Als wichtigste Trends zeichnete Rohner eine Entwicklung für Zeitungen und Zeitschriften hin zu globalen Marken (Lizenzausgaben, Splitausgaben, Internetausgaben). Als Beispiele führte er an, wie Le Monde im Verlauf der amerikanischen Präsidentenwahlen bereits originale Seiten der New York Times übernommen hat.

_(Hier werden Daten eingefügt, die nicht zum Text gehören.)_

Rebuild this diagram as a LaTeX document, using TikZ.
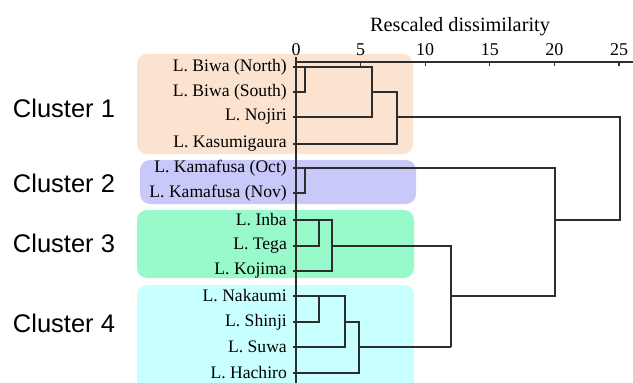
\documentclass[tikz,border=0pt]{standalone}
\usepackage{fontspec}
\setmainfont{Liberation Serif}
\setsansfont{Liberation Sans}
\definecolor{peach}{RGB}{251,227,208}
\definecolor{lavender}{RGB}{200,200,249}
\definecolor{mint}{RGB}{152,250,202}
\definecolor{aqua}{RGB}{200,255,255}
\definecolor{treegray}{RGB}{45,45,45}

\begin{document}
\begin{tikzpicture}[x=1pt,y=-1pt,
    leaf/.style={anchor=east,inner sep=0pt,font=\fontsize{17.6}{17.6}\selectfont},
    cluster/.style={font=\sffamily\fontsize{25.5}{25.5}\selectfont},
    box/.style={rounded corners=10pt},
    tree/.style={line width=1.1pt,draw=treegray}]
            \useasboundingbox (0,0) rectangle (633,383);
            \clip (0,0) rectangle (633,383);

            % cluster backgrounds
            \fill[peach,box] (137,54) rectangle (413,154);
            \fill[lavender,box] (140,160) rectangle (416,204);
            \fill[mint,box] (137,210) rectangle (414,278);
            \fill[aqua,box] (137,285) rectangle (414,398);

            \node[cluster] (c1) at (64,108) {Cluster 1};
            \node[cluster] (c2) at (64,183) {Cluster 2};
            \node[cluster] (c3) at (64,243) {Cluster 3};
            \node[cluster] (c4) at (64,323) {Cluster 4};

            % axis
            \node[font=\fontsize{20.3}{20.3}\selectfont,anchor=base] (title) at (460,31) {Rescaled dissimilarity};
            \draw[tree] (296,62) -- (633,62);
            \foreach \v in {0,5,...,25} {
                \draw[tree] (296+12.92*\v,62) -- ++(0,4);
                \node[font=\fontsize{18}{18}\selectfont,anchor=base,inner sep=0pt] (t\v) at (296+12.92*\v,55) {\v};
            }
            \draw[tree] (296,57) -- (296,383);

            % leaves
            \foreach \name/\y/\txt in {bN/67/{L. Biwa (North)}, bS/92/{L. Biwa (South)}, nj/117/{L. Nojiri},
                ks/144/{L. Kasumigaura}, kO/168/{L. Kamafusa (Oct)}, kN/193/{L. Kamafusa (Nov)},
                ib/220/{L. Inba}, tg/246/{L. Tega}, kj/271/{L. Kojima}, nk/296/{L. Nakaumi},
                sj/322/{L. Shinji}, sw/347/{L. Suwa}, hc/373/{L. Hachiro}} {
                \coordinate (\name) at (293,\y);
                \node[leaf] (\name-l) at (287,\y) {\txt};
            }

            % merge heights
            \coordinate (m1) at (305,62);
            \coordinate (m2) at (372,62);
            \coordinate (m3) at (397,62);
            \coordinate (m4) at (620,62);
            \coordinate (m5) at (555,62);
            \coordinate (m6) at (319,62);
            \coordinate (m7) at (332,62);
            \coordinate (m8) at (451,62);
            \coordinate (m9) at (345,62);
            \coordinate (m10) at (359,62);

            % cluster 1
            \draw[tree] (bS) -| (m1 |- bN);
            \draw[tree] (bN) -| (m2 |- nj) -- (nj);
            \draw[tree] (m2 |- bS) -| (m3 |- ks) -- (ks);
            \draw[tree] (m3 |- nj) -| (m4 |- ib) -- (m5 |- ib);
            % cluster 2
            \draw[tree] (kN) -| (m1 |- kO);
            \draw[tree] (kO) -| (m5 |- nk) -- (m8 |- nk);
            % cluster 3
            \draw[tree] (tg) -| (m6 |- ib);
            \draw[tree] (ib) -| (m7 |- kj) -- (kj);
            \draw[tree] (m7 |- tg) -| (m8 |- sw);
            % cluster 4
            \draw[tree] (sj) -| (m6 |- nk);
            \draw[tree] (nk) -| (m9 |- sw) -- (sw);
            \draw[tree] (m9 |- sj) -| (m10 |- hc) -- (hc);
            \draw[tree] (m10 |- sw) -- (m8 |- sw);

        \end{tikzpicture}
\end{document}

Eine wachsende Chance sieht Rohner auch für «neue» Gratiszeitungen im Bereich der jüngeren Leserschichten. «Weg vom klassischen Abo» heisst ein Zukunftskonzept, bei dem die interessierten Leser nicht mehr «alles für zwei Franken», sondern mehr und vertiefte Information zu einem Spezialthema über das Netz «auch gegen eine Verrechnung von 20 Franken» abrufen wollen.
Bald werden Anzeigen
mit Barcodes versehen
Bezüglich Inserate glaubt Rohner, dass sich verschiedene Verlage zu neuen Allianzen zusammenschliessen wollen, zum Teil auch im Verbund mit starken Industriepartnern wie zum Beispiel Automarken oder Banken. «Classified Datenbanken, die lediglich eine Angebotsübersicht ermöglichen, ohne auch die direkte, spätere Transaktion anzubieten, sind kaum wettbewerbsfähig.»
Das Inserat als Ausgangspunkt für E-Commerce-Transaktionen könnte in Zukunft mit abgedruckten Barcodes in der Zeitung funktionieren. Die Zeitung als wichtigste Frequenzbeschafferin für den lokalen und regionalen Detailhandel könnte bald einmal online noch viel zielgerichteter potenzielle Kunden erreichen.
«Billige Swatch oder exklusive JWC – und in der Mitte läuft nichts?» Das war die Frage, die Karl Lüönd im Verlaufe der Tagung auch verschiedentlich in die Welt der Internetzeitungen zu übertragen suchte. Oder mit anderen Worten: WSJ.com und die Onlineaktivitäten von 20 Minuten können Geld bringen. Wie steht es aber um die vielen Schweizer Printmedien in der bisher noch ohne Netz und damit mit doppeltem Boden funktionierenden Mitte? – Die nächste Dreikönigstagung findet am 8. Januar 2002 statt.